Então começam a ser lançadas
referencias de que as coisas não são o que parecem ser e
de que pode haver um elemento de fantástico envolvido. Daí
em diante o roteiro de Michael Cooney lança mão de uma série
de surpresas mecânicas, e psicologizações baratas.
Enquanto Mangold tenta defender o filme como algo mais sério sobre
a mente humana (o criminoso, descobrimos, tem múltiplas personalidades).
Neste momento o filme se torna tão esquizofrênico quanto
seu novo personagem central, tentando se equilibrar entre uma tentativa
de surpreender a todo momento o espectador e de ser um trabalho mais sério
sobre aquele personagem divido, algo que nem Mangold, nem Cooney parecem
ter talento algum para segurar. Na altura da última reviravolta
(quando o filme revela o óbvio e apela para pior das explicações
psicológicas possíveis), já não há
mistério ou envolvimento algum, só resta a poeira na cara
do espectador que o filme joga para tentar dar um ar de diferente, o que
no fundo ele não é.
Há um plano em particular que parece
apontar para todos os problemas do filme. Ainda no início, um close
de uma cópia de O Ser e o Nada de Sartre que o protagonista
mantém no carro. Nada contra o uso do livro como forma de apontar
as implicações mais sérias que os cineastas pretendem
desenvolver. Mas a proximidade do plano e sua relativamente longa duração
(não há nada nele para ser visto além do nome do
livro) se dão de forma a sugerir que Mangold acredita que seu espectador
é incapaz de compreender o que ele põe na tela. Por toda
a sua alegada inteligência, Identidade acredita que seu espectador
é essencialmente burro. Há algo de errado ai.
Já Uma Saída de Mestre
se inicia com uma série de planos que sugerem a preparação
para um golpe. Parecem valer tanto para os personagens quanto para o diretor
F. Gary Gray. É um filme sobre profissionais que se orgulham de
serem muito bons no que fazem, e parece ter sido feito por uma equipe
idem. A construção do filme é extremamente simples.

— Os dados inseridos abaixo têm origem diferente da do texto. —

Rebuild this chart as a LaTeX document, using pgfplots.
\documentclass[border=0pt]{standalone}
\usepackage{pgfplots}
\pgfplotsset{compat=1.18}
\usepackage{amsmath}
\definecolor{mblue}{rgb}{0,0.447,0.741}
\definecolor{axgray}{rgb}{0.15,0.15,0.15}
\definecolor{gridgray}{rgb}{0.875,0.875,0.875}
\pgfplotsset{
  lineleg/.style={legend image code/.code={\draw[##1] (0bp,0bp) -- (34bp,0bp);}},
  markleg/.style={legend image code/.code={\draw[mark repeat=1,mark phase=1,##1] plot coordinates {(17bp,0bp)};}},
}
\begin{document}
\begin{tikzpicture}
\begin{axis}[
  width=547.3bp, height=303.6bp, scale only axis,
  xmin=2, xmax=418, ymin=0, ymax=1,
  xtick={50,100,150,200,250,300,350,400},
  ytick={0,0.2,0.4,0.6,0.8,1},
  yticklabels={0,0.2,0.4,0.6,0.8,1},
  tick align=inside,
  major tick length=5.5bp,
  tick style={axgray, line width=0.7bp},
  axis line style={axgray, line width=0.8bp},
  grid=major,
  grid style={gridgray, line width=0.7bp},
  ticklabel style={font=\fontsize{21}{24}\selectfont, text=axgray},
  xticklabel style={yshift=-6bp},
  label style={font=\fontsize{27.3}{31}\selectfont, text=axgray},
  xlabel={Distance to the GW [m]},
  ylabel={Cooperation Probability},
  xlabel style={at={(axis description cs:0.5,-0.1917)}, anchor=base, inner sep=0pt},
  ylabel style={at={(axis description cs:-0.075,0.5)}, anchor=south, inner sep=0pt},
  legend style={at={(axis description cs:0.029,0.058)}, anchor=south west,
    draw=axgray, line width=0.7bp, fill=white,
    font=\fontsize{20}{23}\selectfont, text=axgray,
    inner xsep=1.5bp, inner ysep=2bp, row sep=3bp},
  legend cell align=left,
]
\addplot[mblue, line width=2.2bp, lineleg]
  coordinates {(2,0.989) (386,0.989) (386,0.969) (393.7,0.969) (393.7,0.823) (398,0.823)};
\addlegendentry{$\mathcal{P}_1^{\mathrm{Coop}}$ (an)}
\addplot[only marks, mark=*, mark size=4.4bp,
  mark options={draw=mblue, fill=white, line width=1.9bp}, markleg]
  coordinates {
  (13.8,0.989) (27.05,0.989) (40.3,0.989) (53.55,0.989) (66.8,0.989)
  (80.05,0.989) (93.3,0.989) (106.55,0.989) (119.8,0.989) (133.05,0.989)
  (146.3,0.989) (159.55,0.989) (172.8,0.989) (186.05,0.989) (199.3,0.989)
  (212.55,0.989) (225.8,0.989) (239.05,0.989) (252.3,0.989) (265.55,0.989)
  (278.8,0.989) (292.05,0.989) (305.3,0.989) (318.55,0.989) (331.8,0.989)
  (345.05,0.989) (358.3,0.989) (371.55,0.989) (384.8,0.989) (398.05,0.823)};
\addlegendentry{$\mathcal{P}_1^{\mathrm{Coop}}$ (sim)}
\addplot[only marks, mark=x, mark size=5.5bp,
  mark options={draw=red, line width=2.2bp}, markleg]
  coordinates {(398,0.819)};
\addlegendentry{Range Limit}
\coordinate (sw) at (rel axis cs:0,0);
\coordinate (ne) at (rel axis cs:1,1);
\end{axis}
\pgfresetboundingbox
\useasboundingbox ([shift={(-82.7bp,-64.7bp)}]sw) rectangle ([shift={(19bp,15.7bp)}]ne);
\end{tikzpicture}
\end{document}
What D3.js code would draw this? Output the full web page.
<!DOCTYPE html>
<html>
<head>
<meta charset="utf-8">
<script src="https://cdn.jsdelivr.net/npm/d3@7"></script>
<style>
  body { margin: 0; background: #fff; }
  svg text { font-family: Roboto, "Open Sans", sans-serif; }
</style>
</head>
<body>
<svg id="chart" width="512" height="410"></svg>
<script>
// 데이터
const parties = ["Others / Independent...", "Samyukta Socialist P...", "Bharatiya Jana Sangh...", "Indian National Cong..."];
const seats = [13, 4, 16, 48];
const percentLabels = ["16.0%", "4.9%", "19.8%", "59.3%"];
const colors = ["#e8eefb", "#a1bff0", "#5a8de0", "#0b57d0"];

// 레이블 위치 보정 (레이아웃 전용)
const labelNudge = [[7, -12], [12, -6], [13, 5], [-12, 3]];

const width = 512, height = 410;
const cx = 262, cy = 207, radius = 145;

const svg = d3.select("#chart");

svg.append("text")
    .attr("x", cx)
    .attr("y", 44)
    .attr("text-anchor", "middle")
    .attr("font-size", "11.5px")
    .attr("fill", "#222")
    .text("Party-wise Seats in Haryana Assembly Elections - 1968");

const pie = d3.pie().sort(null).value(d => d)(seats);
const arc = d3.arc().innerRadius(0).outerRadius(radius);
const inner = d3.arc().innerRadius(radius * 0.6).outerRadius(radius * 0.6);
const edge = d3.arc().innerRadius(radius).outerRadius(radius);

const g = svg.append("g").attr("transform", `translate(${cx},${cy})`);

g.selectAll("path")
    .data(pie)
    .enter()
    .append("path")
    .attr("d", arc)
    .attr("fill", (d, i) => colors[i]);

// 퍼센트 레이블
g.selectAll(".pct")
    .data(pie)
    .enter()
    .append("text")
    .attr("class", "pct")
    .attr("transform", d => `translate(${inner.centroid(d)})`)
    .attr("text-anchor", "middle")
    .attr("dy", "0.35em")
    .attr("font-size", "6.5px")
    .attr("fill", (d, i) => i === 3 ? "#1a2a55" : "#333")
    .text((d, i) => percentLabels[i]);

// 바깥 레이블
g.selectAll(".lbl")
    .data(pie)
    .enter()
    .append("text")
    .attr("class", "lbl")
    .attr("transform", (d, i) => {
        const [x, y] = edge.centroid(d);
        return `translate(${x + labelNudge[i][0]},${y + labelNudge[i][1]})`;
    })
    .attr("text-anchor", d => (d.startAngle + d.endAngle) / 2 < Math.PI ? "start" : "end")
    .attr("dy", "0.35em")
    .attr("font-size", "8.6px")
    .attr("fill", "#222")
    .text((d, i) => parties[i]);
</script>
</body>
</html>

Os ladrões fazem um roubo perfeito em Veneza, são traídos
por um dos seus e um ano depois o localizam e preparam um grande roubo
para recuperar o seu ouro. Filmes de roubo têm uma formula muito
rígida, onde a graça é ver o assalto complicadíssimo
ser preparado e depois ver os ladrões se virarem quando as coisas
não saem bem como o esperado. As únicas coisas que Gray
adiciona são um motivo extra (mais do que o ouro, eles querem vingar
o líder morto no golpe anterior) e reduzir as habituais complicações.
Toda a graça do filme está
em como tornar as situações já esperadas – o primeiro
golpe frustrado, o planejamento, o segundo golpe – em algo interessante.

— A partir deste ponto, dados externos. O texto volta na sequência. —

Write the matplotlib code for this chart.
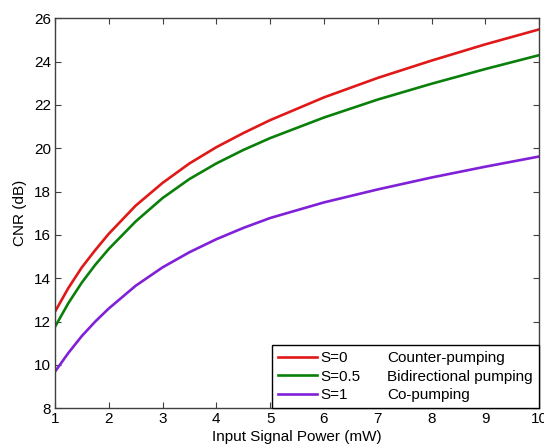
import matplotlib
matplotlib.use("Agg")
import matplotlib.pyplot as plt
from matplotlib.lines import Line2D

plt.rcParams['font.family'] = ['Liberation Sans', 'DejaVu Sans']

power_mw = [1, 1.25, 1.5, 1.75, 2, 2.5, 3, 3.5, 4, 4.5, 5, 6, 7, 8, 9, 10]
cnr_s0 = [12.45, 13.55, 14.5, 15.3, 16.05, 17.35, 18.4, 19.3, 20.05, 20.7,
          21.3, 22.35, 23.25, 24.05, 24.8, 25.49]
cnr_s05 = [11.75, 12.85, 13.8, 14.62, 15.35, 16.62, 17.7, 18.58, 19.3, 19.92,
           20.47, 21.42, 22.25, 22.98, 23.66, 24.3]
cnr_s1 = [9.68, 10.55, 11.33, 12.0, 12.6, 13.65, 14.5, 15.2, 15.8, 16.32,
          16.78, 17.5, 18.1, 18.65, 19.15, 19.62]

series_labels = ["S=0", "S=0.5", "S=1"]
series_desc = ["Counter-pumping", "Bidirectional pumping", "Co-pumping"]
colors = ["#e01818", "#0a800a", "#8020d8"]

xticks = [1, 2, 3, 4, 5, 6, 7, 8, 9, 10]
yticks = [8, 10, 12, 14, 16, 18, 20, 22, 24, 26]

fig = plt.figure(figsize=(5.44, 4.48), dpi=100)
ax = fig.add_axes([0.101, 0.089, 0.89, 0.87])

for y, c, lab in zip([cnr_s0, cnr_s05, cnr_s1], colors, series_labels):
    ax.plot(power_mw, y, color=c, lw=1.9, label=lab)

ax.set_xlim(1, 10)
ax.set_ylim(8, 26)
ax.set_xticks(xticks)
ax.set_yticks(yticks)
ax.tick_params(direction='in', top=True, right=True, labelsize=11, length=4,
               color='#404040', pad=3)
for s in ax.spines.values():
    s.set_color('#404040')
    s.set_linewidth(1.0)

ax.set_xlabel("Input Signal Power (mW)", fontsize=11, labelpad=3)
ax.set_ylabel("CNR (dB)", fontsize=11, labelpad=5)

handles = [Line2D([], [], color=c, lw=1.9) for c in colors]
blank = [Line2D([], [], color='none') for _ in series_desc]
leg = ax.legend(handles + blank, series_labels + series_desc, ncol=2,
                loc='lower right', bbox_to_anchor=(1.0, 0.0), fontsize=11,
                frameon=True, fancybox=False, framealpha=1, edgecolor='black',
                handlelength=2.55, handletextpad=0.26, columnspacing=-1.07,
                labelspacing=0.28, borderpad=0.4, borderaxespad=0.0)
leg.get_frame().set_linewidth(1.0)

fig.savefig("out.png", dpi=100)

Ajuda muito que Gray saiba como filmar corpos em movimento e tirar o melhor
proveito das suas locações. Assistir Uma Saída
de Mestre, após um filme escrito como Identidade, é
um prazer. Justamente pela sensação de ser obra de gente
que sabe muito bem o que está fazendo. A montagem é rápida
(como não podia deixar de ser num filme desses hoje), mas precisa.
Ela não é excitante porque é rápida, mas porque
a alternância de planos é sempre funcional. A perseguição
no fim é simples, mas imaginativa e muito bem resolvida. Mais importante,
quando as ocasionais surpresas surgem aqui, o filme faz por merecê-las.
Em Identidade, os realizadores puxam o tapete do espectador, aqui,
eles puxam o tapete com o espectador. Faz muita diferença.